Two recent U.S. Supreme Court decisions came down firmly on the side of businesses beleaguered by patent troll litigation, making it easier for those businesses to recoup legal fees for frivolous suits and establishing new review rules for the Federal Court of Appeals.
In its unanimous decision in Octane Fitness, LLC v. Icon Health & Fitness, Inc., the high court provided trial judges with more power to impose legal fees if it is determined that the case “stands out from others” when it comes to the conduct of the losing party.
In the court’s opinion, “A case presenting either subjective bad faith or exceptionally meritless claims may sufficiently set itself apart from mine-run cases to warrant a fee award,” wrote Justice Sonia Sotomayor.

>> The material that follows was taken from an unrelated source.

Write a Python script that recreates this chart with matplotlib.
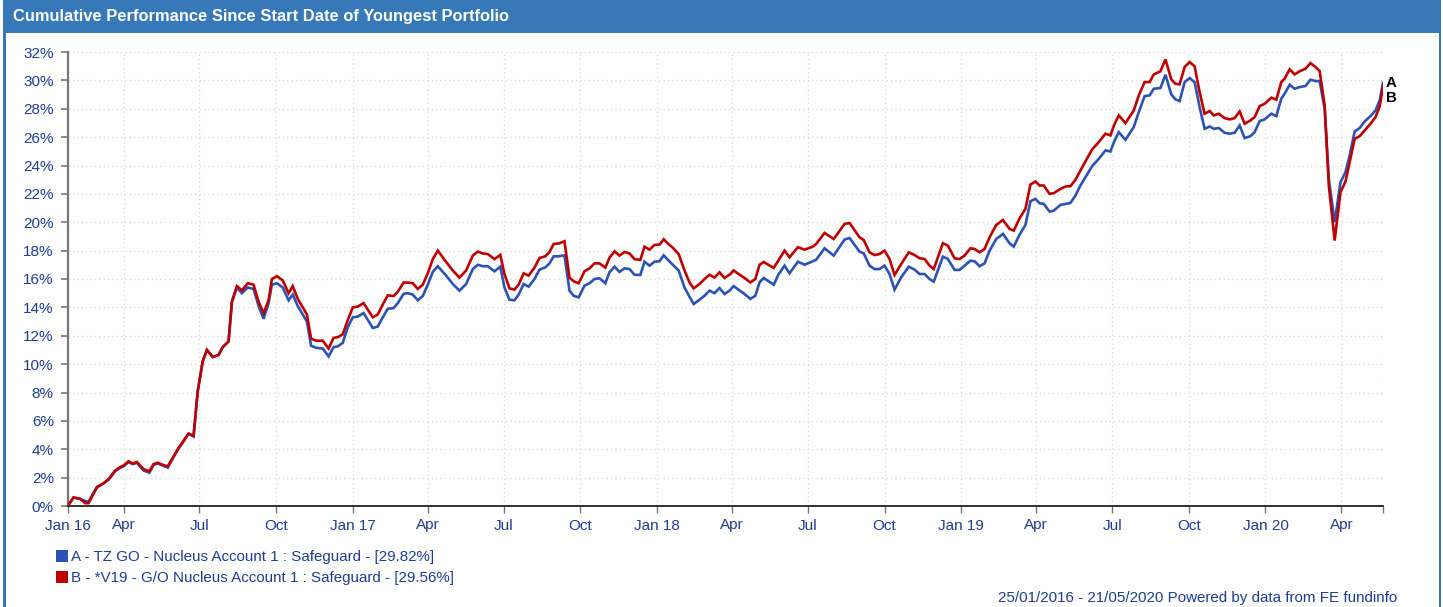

Large companies like Apple and Google welcomed the ruling, but smaller businesses that usually settle with patent trolls to avoid the cost of litigation are also beneficiaries of this ruling.
The second case, Highmark Inc. v. Allcare Health Management Systems, Inc., involved an insurer (Highmark) that sought to reinstate a $5 million award it won after it prevailed in a patent lawsuit against Allcare. A Federal Circuit Court had dismissed the award, but the Supreme Court ruled that the appeals court should defer more to the trail court on the issue.
Under the U.S. Patent Act, fees may be awarded in “exceptional cases.” The high court found that the appeals court had applied the same standards as a federal law that provides for sanctions only if there is litigation misconduct.
“An ‘exceptional’ case is simply one that stands out from others with respect to the substantive strength of a party’s litigating position (considering both the governing law and the facts of the case) or the unreasonable manner in which the case was litigated,” the court ruled.
The Highmark ruling requires the federal appellate court to examine the totality of the evidence the trial court used in making its ruling, setting a higher standard for overruling findings by lower courts.